The Surma is an ethnicity that lives primarily in South Sudan and southwestern Ethiopia. One of their cultural practices involves ceramics: before marriage many women remove their bottom teeth, have their lips pierced and then stretch their lips. This allows a clay disc to be inserted in the piercing.
Above image: Matilda Temperley, Surma woman, AD7. Ceramic plate, edition of 3 plus 1AP. Life size image, presented in a black box frame with a 4 inch double archival mount and UV glass (framed 81.6 x 105.4cm).

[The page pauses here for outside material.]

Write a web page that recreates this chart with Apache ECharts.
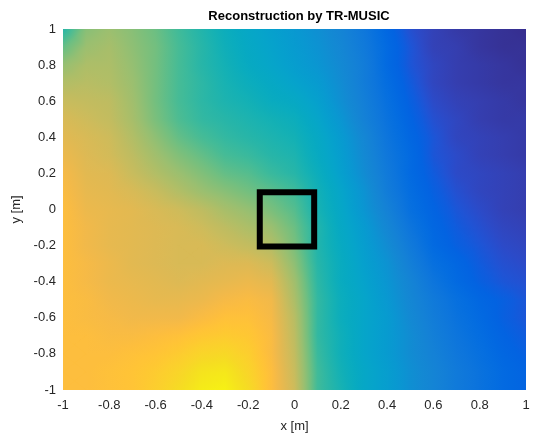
<!DOCTYPE html>
<html>
<head>
<meta charset="utf-8">
<script src="https://cdn.jsdelivr.net/npm/echarts@6/dist/echarts.min.js"></script>
<style>
html,body{margin:0;padding:0;background:#fff;}
#chart{width:536px;height:438px;}
</style>
</head>
<body>
<div id="chart"></div>
<script>
// grid coordinates (x from -1 to 1, y from 1 down to -1, step 0.1)
const xValues = [-1,-0.9,-0.8,-0.7,-0.6,-0.5,-0.4,-0.3,-0.2,-0.1,0,0.1,0.2,0.3,0.4,0.5,0.6,0.7,0.8,0.9,1];
const yValues = [1,0.9,0.8,0.7,0.6,0.5,0.4,0.3,0.2,0.1,0,-0.1,-0.2,-0.3,-0.4,-0.5,-0.6,-0.7,-0.8,-0.9,-1];
// normalised reconstruction intensity, one row per y value
const intensity = [
  [.48,.62,.65,.62,.58,.52,.47,.42,.38,.35,.32,.29,.25,.20,.14,.09,.06,.04,.03,.02,.01],
  [.57,.65,.67,.63,.59,.53,.48,.43,.39,.36,.33,.30,.26,.21,.15,.10,.06,.05,.03,.02,.02],
  [.64,.68,.68,.64,.59,.53,.48,.44,.40,.37,.34,.31,.27,.22,.15,.10,.07,.05,.04,.03,.02],
  [.69,.70,.69,.65,.59,.53,.49,.45,.42,.39,.36,.33,.28,.22,.16,.11,.07,.05,.04,.03,.03],
  [.73,.72,.71,.66,.59,.53,.49,.46,.44,.41,.39,.35,.29,.23,.17,.12,.08,.06,.05,.04,.03],
  [.76,.74,.72,.67,.60,.54,.50,.48,.46,.44,.42,.37,.31,.24,.18,.13,.09,.07,.05,.04,.04],
  [.78,.76,.74,.69,.63,.57,.53,.50,.48,.46,.44,.39,.33,.26,.19,.14,.10,.07,.06,.05,.04],
  [.80,.77,.75,.71,.66,.61,.57,.53,.51,.48,.46,.40,.34,.27,.20,.15,.10,.08,.06,.05,.04],
  [.82,.78,.77,.73,.69,.65,.61,.57,.55,.51,.48,.42,.35,.28,.21,.15,.11,.08,.07,.06,.05],
  [.83,.79,.78,.76,.73,.69,.65,.62,.59,.56,.52,.44,.37,.30,.22,.16,.12,.09,.07,.06,.05],
  [.84,.80,.79,.78,.76,.74,.71,.67,.64,.60,.55,.45,.38,.31,.24,.17,.13,.10,.08,.06,.05],
  [.84,.81,.79,.78,.77,.76,.74,.71,.68,.65,.58,.47,.39,.33,.26,.19,.14,.11,.09,.07,.06],
  [.84,.81,.79,.78,.77,.76,.76,.74,.72,.69,.60,.47,.40,.34,.28,.21,.15,.12,.10,.08,.07],
  [.84,.82,.80,.78,.77,.76,.76,.77,.77,.74,.63,.48,.41,.35,.30,.23,.17,.14,.11,.09,.08],
  [.84,.82,.80,.79,.78,.77,.78,.79,.80,.78,.66,.49,.41,.36,.31,.25,.19,.15,.12,.10,.09],
  [.84,.83,.81,.80,.79,.79,.80,.82,.83,.81,.68,.50,.42,.37,.32,.26,.21,.17,.14,.12,.10],
  [.84,.83,.82,.81,.81,.81,.83,.85,.85,.82,.70,.50,.42,.37,.33,.27,.22,.18,.15,.12,.10],
  [.84,.84,.83,.83,.84,.85,.87,.88,.87,.83,.71,.50,.43,.37,.33,.28,.23,.19,.16,.13,.11],
  [.84,.84,.84,.85,.86,.88,.91,.92,.89,.83,.72,.51,.43,.37,.33,.28,.24,.20,.17,.14,.12],
  [.84,.84,.85,.86,.88,.91,.95,.96,.91,.84,.73,.52,.44,.38,.34,.29,.25,.21,.18,.15,.13],
  [.84,.84,.85,.86,.89,.93,.97,.98,.93,.84,.74,.52,.45,.38,.34,.29,.25,.21,.18,.15,.13]
];
// target square outline (x, y) in metres
const squareX = [-0.15, 0.085, 0.085, -0.15, -0.15];
const squareY = [-0.205, -0.205, 0.095, 0.095, -0.205];
const xTicks = [-1,-0.8,-0.6,-0.4,-0.2,0,0.2,0.4,0.6,0.8,1];
const yTicks = [-1,-0.8,-0.6,-0.4,-0.2,0,0.2,0.4,0.6,0.8,1];

// parula colormap (64 entries)
const parula = ['#352a87','#363093','#3637a0','#353dad','#3243ba','#2c4ac7','#2053d4','#0f5cdd',
  '#0363e1','#0268e1','#046de0','#0871de','#0d75dc','#1079da','#127dd8','#1481d6',
  '#1485d4','#1389d3','#108ed2','#0c93d2','#0998d1','#079ccf','#06a0cd','#06a4ca',
  '#06a7c6','#07a9c2','#0aacbe','#0faeb9','#15b1b4','#1db3af','#25b5a9','#2eb7a4',
  '#38b99e','#42bb98','#4dbc92','#59bd8c','#65be86','#71bf80','#7cbf7b','#87bf77',
  '#92bf73','#9cbf6f','#a5be6b','#aebe67','#b7bd64','#c0bc60','#c8bc5d','#d1bb59',
  '#d9ba56','#e1b952','#e9b94e','#f1b94a','#f8bb44','#fdbe3d','#ffc337','#fec832',
  '#fcce2e','#fad32a','#f7d826','#f5de21','#f5e41d','#f5eb18','#f6f313','#f9fb0e'];
const cmapRGB = parula.map(h => [parseInt(h.slice(1,3),16), parseInt(h.slice(3,5),16), parseInt(h.slice(5,7),16)]);
const N = parula.length - 1;
function colorAt(v) {
  v = Math.max(0, Math.min(1, v));
  const f = v * N, i = Math.min(N - 1, Math.floor(f)), t = f - i;
  const a = cmapRGB[i], b = cmapRGB[i + 1];
  return 'rgb(' + [0,1,2].map(k => Math.round(a[k] + (b[k] - a[k]) * t)).join(',') + ')';
}
// fill for a triangle whose colour follows the value linearly across it
function triFill(P, V) {
  const vlo = Math.min(V[0], V[1], V[2]), vhi = Math.max(V[0], V[1], V[2]);
  if (vhi - vlo < 1e-6) return colorAt(V[0]);
  const e1x = P[1][0] - P[0][0], e1y = P[1][1] - P[0][1];
  const e2x = P[2][0] - P[0][0], e2y = P[2][1] - P[0][1];
  const det = e1x * e2y - e1y * e2x;
  const d1 = V[1] - V[0], d2 = V[2] - V[0];
  const ax = (d1 * e2y - e1y * d2) / det, ay = (e1x * d2 - e2x * d1) / det;
  const n2 = ax * ax + ay * ay;
  const A = [P[0][0] + ax * (vlo - V[0]) / n2, P[0][1] + ay * (vlo - V[0]) / n2];
  const B = [P[0][0] + ax * (vhi - V[0]) / n2, P[0][1] + ay * (vhi - V[0]) / n2];
  const stops = [{offset: 0, color: colorAt(vlo)}];
  for (let k = 1; k < N; k++) {
    const s = k / N;
    if (s > vlo && s < vhi) stops.push({offset: (s - vlo) / (vhi - vlo), color: parula[k]});
  }
  stops.push({offset: 1, color: colorAt(vhi)});
  return {type: 'linear', x: A[0], y: A[1], x2: B[0], y2: B[1], global: true, colorStops: stops};
}

// one item per grid cell: [xLeft, yTop, xRight, yBottom, vTL, vTR, vBL, vBR]
const cells = [];
for (let i = 0; i < yValues.length - 1; i++) {
  for (let j = 0; j < xValues.length - 1; j++) {
    cells.push([xValues[j], yValues[i], xValues[j + 1], yValues[i + 1],
      intensity[i][j], intensity[i][j + 1], intensity[i + 1][j], intensity[i + 1][j + 1]]);
  }
}
const squareData = squareX.map((x, i) => [x, squareY[i]]);

function cellRenderer(strokeWidth) {
  return function (params, api) {
    const x0 = api.value(0), y0 = api.value(1), x1 = api.value(2), y1 = api.value(3);
    const vtl = api.value(4), vtr = api.value(5), vbl = api.value(6), vbr = api.value(7);
    const tl = api.coord([x0, y0]), tr = api.coord([x1, y0]);
    const bl = api.coord([x0, y1]), br = api.coord([x1, y1]);
    const c = [(tl[0] + br[0]) / 2, (tl[1] + br[1]) / 2];
    const vc = (vtl + vtr + vbl + vbr) / 4;
    const tris = [
      [[tl, tr, c], [vtl, vtr, vc]],
      [[tr, br, c], [vtr, vbr, vc]],
      [[br, bl, c], [vbr, vbl, vc]],
      [[bl, tl, c], [vbl, vtl, vc]]
    ];
    return {
      type: 'group',
      children: tris.map(t => {
        const fill = triFill(t[0], t[1]);
        const style = strokeWidth > 0 ? {fill: fill, stroke: fill, lineWidth: strokeWidth} : {fill: fill};
        return {type: 'polygon', shape: {points: t[0]}, style: style};
      })
    };
  };
}

const chart = echarts.init(document.getElementById('chart'), null, {renderer: 'canvas'});
const font = '"Liberation Sans", Arial, Helvetica, sans-serif';
chart.setOption({
  animation: false,
  backgroundColor: '#ffffff',
  title: {
    text: 'Reconstruction by TR-MUSIC',
    left: 294, top: 5, textAlign: 'center',
    textStyle: {fontFamily: font, fontSize: 13, fontWeight: 'bold', color: '#000'}
  },
  grid: {left: 63, right: 10, top: 29, bottom: 48},
  xAxis: {
    type: 'value', min: -1, max: 1, interval: 0.2,
    name: 'x [m]', nameLocation: 'middle', nameGap: 30,
    nameTextStyle: {fontFamily: font, fontSize: 13, color: '#262626'},
    axisLine: {show: false}, axisTick: {show: false}, splitLine: {show: false},
    axisLabel: {fontFamily: font, fontSize: 13, color: '#262626', margin: 9,
      formatter: v => { const t = xTicks.find(k => Math.abs(k - v) < 1e-6); return t === undefined ? '' : String(t); }}
  },
  yAxis: {
    type: 'value', min: -1, max: 1, interval: 0.2,
    name: 'y [m]', nameLocation: 'middle', nameGap: 38, nameRotate: 90,
    nameTextStyle: {fontFamily: font, fontSize: 13, color: '#262626'},
    axisLine: {show: false}, axisTick: {show: false}, splitLine: {show: false},
    axisLabel: {fontFamily: font, fontSize: 13, color: '#262626', margin: 7,
      formatter: v => { const t = yTicks.find(k => Math.abs(k - v) < 1e-6); return t === undefined ? '' : String(t); }}
  },
  series: [
    {
      type: 'custom', name: 'underlay',
      data: cells,
      encode: {x: [0, 2], y: [1, 3]},
      clip: true,
      renderItem: cellRenderer(1.5),
      z: 1
    },
    {
      type: 'custom', name: 'intensity',
      data: cells,
      encode: {x: [0, 2], y: [1, 3]},
      clip: true,
      renderItem: cellRenderer(0),
      z: 2
    },
    {
      type: 'line',
      data: squareData,
      symbol: 'none',
      lineStyle: {color: '#000', width: 6, cap: 'square', join: 'miter'},
      z: 5
    }
  ]
});
</script>
</body>
</html>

Photographer Matilda Temperley shot the images shown here. Temperley comes from Somerset, UK. She studied at the London School of Tropical Medicine and worked on Malaria prevention in East Africa for two years. She then became a photographer, working in fashion and on her personal projects, which document marginalized societies. She won the Royal Photographic Society’s Vic Odden Award in 2015 for her book, Under the Surface — Somerset Floods.
In their writeup of the series Ministry of Nomads cites Temperley, who states: “I have always admired the bravery of the mavericks who are comfortable to sit outside society’s norms.” They state:
“Her images are a tribute to the beauty and grace of the people of the Valley. They capture a time when tribal fashions such as lip plates and scarification are being supplanted by global fashions such as baseball caps, football shirts and, more sinisterly, the bearing of Kalashnikovs and the Chinese-made guns that flood all East Africa’s’ borders.
“The cultural heritage appears fragile, threatened by the world encroaching upon the territory but the people, with their inherent capacity for transition, take incoming influences and fashion them into their own estimations.”